**** Given material ****
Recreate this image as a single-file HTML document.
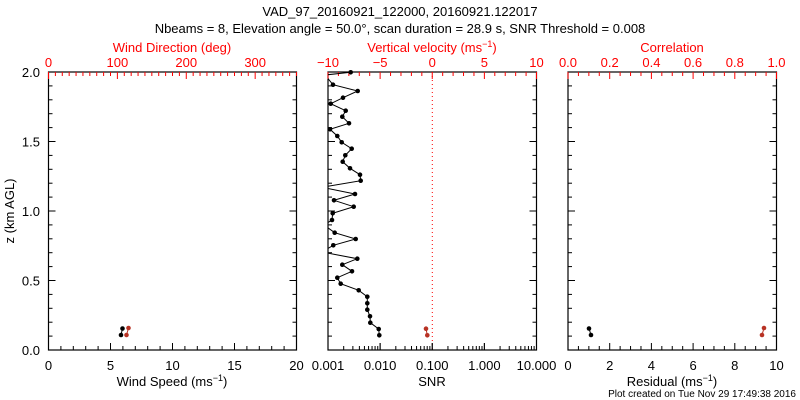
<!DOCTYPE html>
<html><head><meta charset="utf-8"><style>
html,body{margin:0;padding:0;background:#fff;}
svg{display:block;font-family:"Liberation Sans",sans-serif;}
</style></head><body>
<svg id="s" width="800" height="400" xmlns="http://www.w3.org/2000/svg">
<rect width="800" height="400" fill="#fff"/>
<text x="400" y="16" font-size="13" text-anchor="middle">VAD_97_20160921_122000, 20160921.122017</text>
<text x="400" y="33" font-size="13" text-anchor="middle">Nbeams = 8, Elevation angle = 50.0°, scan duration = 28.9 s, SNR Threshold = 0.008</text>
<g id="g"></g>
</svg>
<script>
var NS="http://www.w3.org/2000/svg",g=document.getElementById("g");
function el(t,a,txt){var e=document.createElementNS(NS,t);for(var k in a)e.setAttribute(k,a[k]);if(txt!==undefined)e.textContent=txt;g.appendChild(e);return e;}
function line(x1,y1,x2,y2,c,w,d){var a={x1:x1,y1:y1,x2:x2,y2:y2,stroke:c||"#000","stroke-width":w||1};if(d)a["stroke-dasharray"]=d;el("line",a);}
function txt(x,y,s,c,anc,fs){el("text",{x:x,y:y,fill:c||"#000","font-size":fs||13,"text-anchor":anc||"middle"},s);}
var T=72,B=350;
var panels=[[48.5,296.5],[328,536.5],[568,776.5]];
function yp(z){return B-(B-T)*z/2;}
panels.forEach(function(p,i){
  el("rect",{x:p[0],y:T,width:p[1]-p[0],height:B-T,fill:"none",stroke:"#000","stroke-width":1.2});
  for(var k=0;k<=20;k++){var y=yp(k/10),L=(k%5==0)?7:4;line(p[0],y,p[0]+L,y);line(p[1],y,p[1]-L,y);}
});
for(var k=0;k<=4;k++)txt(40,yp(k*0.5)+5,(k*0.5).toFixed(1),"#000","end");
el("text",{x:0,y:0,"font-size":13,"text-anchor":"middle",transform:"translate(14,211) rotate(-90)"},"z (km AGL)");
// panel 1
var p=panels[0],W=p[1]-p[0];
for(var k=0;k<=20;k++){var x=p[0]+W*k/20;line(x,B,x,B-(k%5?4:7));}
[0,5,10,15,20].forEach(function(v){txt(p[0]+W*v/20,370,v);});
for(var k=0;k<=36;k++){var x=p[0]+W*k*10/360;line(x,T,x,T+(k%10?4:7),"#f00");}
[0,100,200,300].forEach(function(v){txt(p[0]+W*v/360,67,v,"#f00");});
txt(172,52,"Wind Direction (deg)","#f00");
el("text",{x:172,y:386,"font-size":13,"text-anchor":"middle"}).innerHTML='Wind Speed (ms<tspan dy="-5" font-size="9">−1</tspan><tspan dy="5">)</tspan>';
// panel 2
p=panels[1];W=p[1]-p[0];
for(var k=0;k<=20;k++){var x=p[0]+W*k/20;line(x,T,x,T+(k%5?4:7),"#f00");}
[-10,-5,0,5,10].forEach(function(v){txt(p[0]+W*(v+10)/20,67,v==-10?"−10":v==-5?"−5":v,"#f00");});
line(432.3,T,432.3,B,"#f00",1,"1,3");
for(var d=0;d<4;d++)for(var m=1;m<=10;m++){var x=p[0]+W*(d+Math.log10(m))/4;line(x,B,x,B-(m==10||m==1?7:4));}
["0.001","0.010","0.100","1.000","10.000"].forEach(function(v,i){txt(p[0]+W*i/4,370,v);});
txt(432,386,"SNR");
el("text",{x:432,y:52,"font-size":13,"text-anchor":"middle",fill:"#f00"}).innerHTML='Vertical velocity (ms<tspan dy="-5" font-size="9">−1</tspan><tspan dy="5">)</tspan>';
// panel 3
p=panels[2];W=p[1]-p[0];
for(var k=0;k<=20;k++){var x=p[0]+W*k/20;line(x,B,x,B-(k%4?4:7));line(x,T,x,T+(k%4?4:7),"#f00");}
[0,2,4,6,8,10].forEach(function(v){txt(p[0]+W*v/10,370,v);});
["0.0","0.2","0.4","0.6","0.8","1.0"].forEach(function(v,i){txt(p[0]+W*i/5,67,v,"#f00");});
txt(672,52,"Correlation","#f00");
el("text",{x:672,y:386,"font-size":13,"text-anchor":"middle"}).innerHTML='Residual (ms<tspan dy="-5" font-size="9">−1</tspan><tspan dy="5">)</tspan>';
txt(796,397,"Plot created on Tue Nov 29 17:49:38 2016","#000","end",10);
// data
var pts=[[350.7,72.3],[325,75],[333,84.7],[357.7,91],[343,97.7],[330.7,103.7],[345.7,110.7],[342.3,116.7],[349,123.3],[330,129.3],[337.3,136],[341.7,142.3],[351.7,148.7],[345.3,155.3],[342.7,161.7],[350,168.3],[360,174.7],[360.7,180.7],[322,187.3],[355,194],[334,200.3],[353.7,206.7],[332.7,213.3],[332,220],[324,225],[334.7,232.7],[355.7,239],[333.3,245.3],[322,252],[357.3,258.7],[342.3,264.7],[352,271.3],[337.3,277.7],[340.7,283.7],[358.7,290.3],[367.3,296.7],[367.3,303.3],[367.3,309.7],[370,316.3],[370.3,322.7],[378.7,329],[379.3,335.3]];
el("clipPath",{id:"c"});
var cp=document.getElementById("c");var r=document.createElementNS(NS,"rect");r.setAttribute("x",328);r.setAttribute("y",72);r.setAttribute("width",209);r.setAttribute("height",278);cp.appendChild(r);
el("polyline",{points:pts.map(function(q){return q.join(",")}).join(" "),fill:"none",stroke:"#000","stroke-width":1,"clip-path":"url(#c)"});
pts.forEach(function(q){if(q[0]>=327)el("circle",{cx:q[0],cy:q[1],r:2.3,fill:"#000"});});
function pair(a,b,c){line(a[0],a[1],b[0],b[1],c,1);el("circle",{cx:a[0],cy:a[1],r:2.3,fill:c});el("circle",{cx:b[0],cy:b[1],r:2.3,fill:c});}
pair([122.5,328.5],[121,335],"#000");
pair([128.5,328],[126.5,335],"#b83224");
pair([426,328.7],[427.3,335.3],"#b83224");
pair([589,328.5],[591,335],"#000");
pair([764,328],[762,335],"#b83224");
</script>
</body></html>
****
Requirements: Output each line exactly; omit every picture.

Answer in full:
Recreate this image as a single-file HTML document.
<!DOCTYPE html>
<html><head><meta charset="utf-8"><style>
html,body{margin:0;padding:0;background:#fff;}
svg{display:block;font-family:"Liberation Sans",sans-serif;}
</style></head><body>
<svg id="s" width="800" height="400" xmlns="http://www.w3.org/2000/svg">
<rect width="800" height="400" fill="#fff"/>
<text x="400" y="16" font-size="13" text-anchor="middle">VAD_97_20160921_122000, 20160921.122017</text>
<text x="400" y="33" font-size="13" text-anchor="middle">Nbeams = 8, Elevation angle = 50.0°, scan duration = 28.9 s, SNR Threshold = 0.008</text>
<g id="g"></g>
</svg>
<script>
var NS="http://www.w3.org/2000/svg",g=document.getElementById("g");
function el(t,a,txt){var e=document.createElementNS(NS,t);for(var k in a)e.setAttribute(k,a[k]);if(txt!==undefined)e.textContent=txt;g.appendChild(e);return e;}
function line(x1,y1,x2,y2,c,w,d){var a={x1:x1,y1:y1,x2:x2,y2:y2,stroke:c||"#000","stroke-width":w||1};if(d)a["stroke-dasharray"]=d;el("line",a);}
function txt(x,y,s,c,anc,fs){el("text",{x:x,y:y,fill:c||"#000","font-size":fs||13,"text-anchor":anc||"middle"},s);}
var T=72,B=350;
var panels=[[48.5,296.5],[328,536.5],[568,776.5]];
function yp(z){return B-(B-T)*z/2;}
panels.forEach(function(p,i){
  el("rect",{x:p[0],y:T,width:p[1]-p[0],height:B-T,fill:"none",stroke:"#000","stroke-width":1.2});
  for(var k=0;k<=20;k++){var y=yp(k/10),L=(k%5==0)?7:4;line(p[0],y,p[0]+L,y);line(p[1],y,p[1]-L,y);}
});
for(var k=0;k<=4;k++)txt(40,yp(k*0.5)+5,(k*0.5).toFixed(1),"#000","end");
el("text",{x:0,y:0,"font-size":13,"text-anchor":"middle",transform:"translate(14,211) rotate(-90)"},"z (km AGL)");
// panel 1
var p=panels[0],W=p[1]-p[0];
for(var k=0;k<=20;k++){var x=p[0]+W*k/20;line(x,B,x,B-(k%5?4:7));}
[0,5,10,15,20].forEach(function(v){txt(p[0]+W*v/20,370,v);});
for(var k=0;k<=36;k++){var x=p[0]+W*k*10/360;line(x,T,x,T+(k%10?4:7),"#f00");}
[0,100,200,300].forEach(function(v){txt(p[0]+W*v/360,67,v,"#f00");});
txt(172,52,"Wind Direction (deg)","#f00");
el("text",{x:172,y:386,"font-size":13,"text-anchor":"middle"}).innerHTML='Wind Speed (ms<tspan dy="-5" font-size="9">−1</tspan><tspan dy="5">)</tspan>';
// panel 2
p=panels[1];W=p[1]-p[0];
for(var k=0;k<=20;k++){var x=p[0]+W*k/20;line(x,T,x,T+(k%5?4:7),"#f00");}
[-10,-5,0,5,10].forEach(function(v){txt(p[0]+W*(v+10)/20,67,v==-10?"−10":v==-5?"−5":v,"#f00");});
line(432.3,T,432.3,B,"#f00",1,"1,3");
for(var d=0;d<4;d++)for(var m=1;m<=10;m++){var x=p[0]+W*(d+Math.log10(m))/4;line(x,B,x,B-(m==10||m==1?7:4));}
["0.001","0.010","0.100","1.000","10.000"].forEach(function(v,i){txt(p[0]+W*i/4,370,v);});
txt(432,386,"SNR");
el("text",{x:432,y:52,"font-size":13,"text-anchor":"middle",fill:"#f00"}).innerHTML='Vertical velocity (ms<tspan dy="-5" font-size="9">−1</tspan><tspan dy="5">)</tspan>';
// panel 3
p=panels[2];W=p[1]-p[0];
for(var k=0;k<=20;k++){var x=p[0]+W*k/20;line(x,B,x,B-(k%4?4:7));line(x,T,x,T+(k%4?4:7),"#f00");}
[0,2,4,6,8,10].forEach(function(v){txt(p[0]+W*v/10,370,v);});
["0.0","0.2","0.4","0.6","0.8","1.0"].forEach(function(v,i){txt(p[0]+W*i/5,67,v,"#f00");});
txt(672,52,"Correlation","#f00");
el("text",{x:672,y:386,"font-size":13,"text-anchor":"middle"}).innerHTML='Residual (ms<tspan dy="-5" font-size="9">−1</tspan><tspan dy="5">)</tspan>';
txt(796,397,"Plot created on Tue Nov 29 17:49:38 2016","#000","end",10);
// data
var pts=[[350.7,72.3],[325,75],[333,84.7],[357.7,91],[343,97.7],[330.7,103.7],[345.7,110.7],[342.3,116.7],[349,123.3],[330,129.3],[337.3,136],[341.7,142.3],[351.7,148.7],[345.3,155.3],[342.7,161.7],[350,168.3],[360,174.7],[360.7,180.7],[322,187.3],[355,194],[334,200.3],[353.7,206.7],[332.7,213.3],[332,220],[324,225],[334.7,232.7],[355.7,239],[333.3,245.3],[322,252],[357.3,258.7],[342.3,264.7],[352,271.3],[337.3,277.7],[340.7,283.7],[358.7,290.3],[367.3,296.7],[367.3,303.3],[367.3,309.7],[370,316.3],[370.3,322.7],[378.7,329],[379.3,335.3]];
el("clipPath",{id:"c"});
var cp=document.getElementById("c");var r=document.createElementNS(NS,"rect");r.setAttribute("x",328);r.setAttribute("y",72);r.setAttribute("width",209);r.setAttribute("height",278);cp.appendChild(r);
el("polyline",{points:pts.map(function(q){return q.join(",")}).join(" "),fill:"none",stroke:"#000","stroke-width":1,"clip-path":"url(#c)"});
pts.forEach(function(q){if(q[0]>=327)el("circle",{cx:q[0],cy:q[1],r:2.3,fill:"#000"});});
function pair(a,b,c){line(a[0],a[1],b[0],b[1],c,1);el("circle",{cx:a[0],cy:a[1],r:2.3,fill:c});el("circle",{cx:b[0],cy:b[1],r:2.3,fill:c});}
pair([122.5,328.5],[121,335],"#000");
pair([128.5,328],[126.5,335],"#b83224");
pair([426,328.7],[427.3,335.3],"#b83224");
pair([589,328.5],[591,335],"#000");
pair([764,328],[762,335],"#b83224");
</script>
</body></html>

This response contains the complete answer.